Metal-Semiconductor Transition in Ytterbium and Strontium at High Pressure

Abstract

It has been suggested that Yb and Sr undergo semimetal-to-semiconductor transitions under pressure. We have measured the electrical resistivity $\rho$ from 298 to 2°K at different pressures up to 50 kbar. In Yb, $\rho$ at 4.2°K increases by a factor of 6×${10}^4$ at $P=25\mathrm{}$ kbar and saturates at higher pressures. For $P<\mathrm{}25\mathrm{}$ kbar, we find the empirical relation at 4.2°K $\ln \left[\frac{\rho \mathrm{}\left(P\right)\mathrm{}}{\rho \left(1\mathrm{} \mathrm{atm}\right)}\right]=0.45\mathrm{} P$, where $P$ is the pressure in kbar.
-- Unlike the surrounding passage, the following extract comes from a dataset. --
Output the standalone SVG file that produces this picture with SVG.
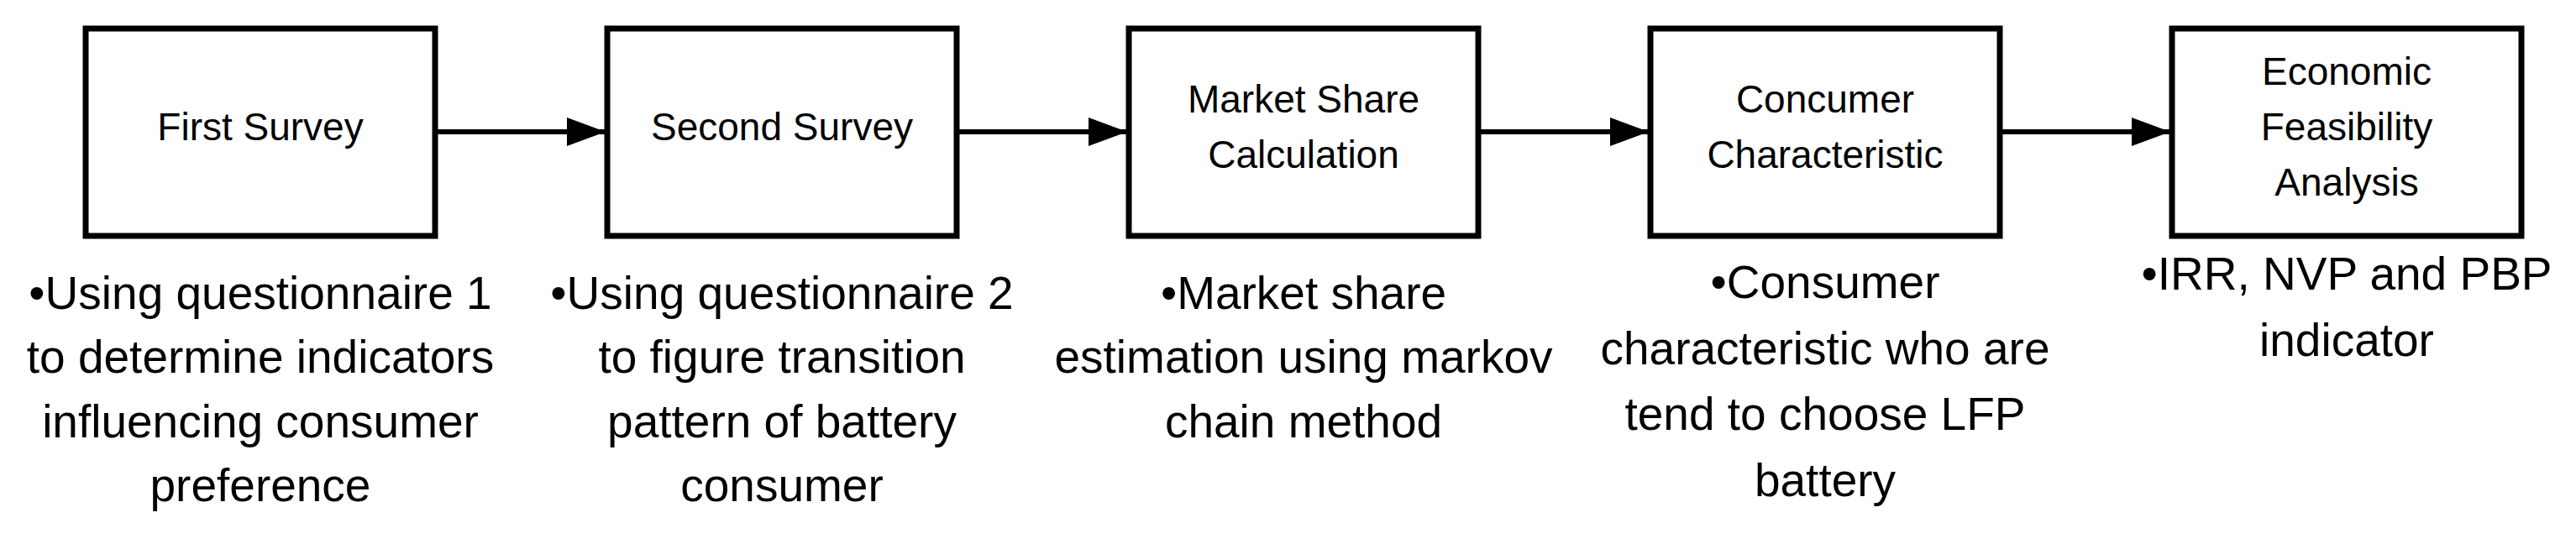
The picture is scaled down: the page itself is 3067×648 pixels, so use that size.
<svg xmlns="http://www.w3.org/2000/svg" width="3067" height="648" viewBox="0 0 3067 648">
<style>
.box{fill:#fff;stroke:#000;stroke-width:7}
.t{font-family:"Liberation Sans",Arial,sans-serif;font-size:46px;text-anchor:middle;fill:#000}
.b{font-family:"Liberation Sans",Arial,sans-serif;font-size:55px;text-anchor:middle;fill:#000}
.c{stroke:#000;stroke-width:6;fill:none}
</style>
<defs><marker id="ah" markerUnits="userSpaceOnUse" markerWidth="48" markerHeight="36" refX="46" refY="17" orient="auto"><path d="M0,0 L46,17 L0,34 Z" fill="#000"/></marker></defs>
<rect width="3067" height="648" fill="#fff"/>
<g id="connectors">
<line class="c" x1="519" y1="157" x2="721" y2="157" marker-end="url(#ah)"/>
<line class="c" x1="1140" y1="157" x2="1342" y2="157" marker-end="url(#ah)"/>
<line class="c" x1="1761" y1="157" x2="1963" y2="157" marker-end="url(#ah)"/>
<line class="c" x1="2382" y1="157" x2="2584" y2="157" marker-end="url(#ah)"/>
</g>
<g id="n1"><rect class="box" x="102" y="34" width="416" height="247"/>
<text class="t" x="310" y="167">First Survey</text>
<text class="b" x="310"><tspan x="310" y="368">•Using questionnaire 1</tspan><tspan x="310" y="444">to determine indicators</tspan><tspan x="310" y="521">influencing consumer</tspan><tspan x="310" y="597">preference</tspan></text></g>
<g id="n2"><rect class="box" x="723" y="34" width="416" height="247"/>
<text class="t" x="931" y="167">Second Survey</text>
<text class="b"><tspan x="931" y="368">•Using questionnaire 2</tspan><tspan x="931" y="444">to figure transition</tspan><tspan x="931" y="521">pattern of battery</tspan><tspan x="931" y="597">consumer</tspan></text></g>
<g id="n3"><rect class="box" x="1344" y="34" width="416" height="247"/>
<text class="t"><tspan x="1552" y="134">Market Share</tspan><tspan x="1552" y="200">Calculation</tspan></text>
<text class="b"><tspan x="1552" y="368">•Market share</tspan><tspan x="1552" y="444">estimation using markov</tspan><tspan x="1552" y="521">chain method</tspan></text></g>
<g id="n4"><rect class="box" x="1965" y="34" width="416" height="247"/>
<text class="t"><tspan x="2173" y="134">Concumer</tspan><tspan x="2173" y="200">Characteristic</tspan></text>
<text class="b"><tspan x="2173" y="355">•Consumer</tspan><tspan x="2173" y="434">characteristic who are</tspan><tspan x="2173" y="512">tend to choose LFP</tspan><tspan x="2173" y="591">battery</tspan></text></g>
<g id="n5"><rect class="box" x="2586" y="34" width="416" height="247"/>
<text class="t"><tspan x="2794" y="101">Economic</tspan><tspan x="2794" y="167">Feasibility</tspan><tspan x="2794" y="233">Analysis</tspan></text>
<text class="b"><tspan x="2794" y="345">•IRR, NVP and PBP</tspan><tspan x="2794" y="424">indicator</tspan></text></g>
</svg>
At $P=25\mathrm{}$ kbar, the resistance ratio $\frac{\rho \left({4.2}^{\circ }\mathrm{K}\right)}{\rho \left({298}^{\circ }\mathrm{K}\right)}=220\mathrm{}$. In Sr the resistance rise is much less dramatic, $\rho$ at 4.2°K increasing by a factor of 50 in 35 kbar. A small negative temperature coefficient of resistivity appears for $P\gtrsim 30$ kbar in Sr. We suggest that Yb becomes a semiconductor at high pressures, whereas Sr remains a semimetal. These conclusions are compatible with the band-structure calculations of Vasvari, Animalu, and Heine for the fcc alkaline-earth metals, if the effects of spin-orbit coupling are included. We find no evidence for either an excitonic phase or a first-order transition in the neighborhood of the semimetal-to-semiconductor transition at low temperatures. However, no definitive statements can be made because of impurity effects. The Yb sample was 99.99% pure according to emission-spectrographic analysis. At higher pressures both Yb and Sr showed the transition to the bcc phase, and in this phase both materials behaved as a good metal and showed no evidence of a magnetic transition.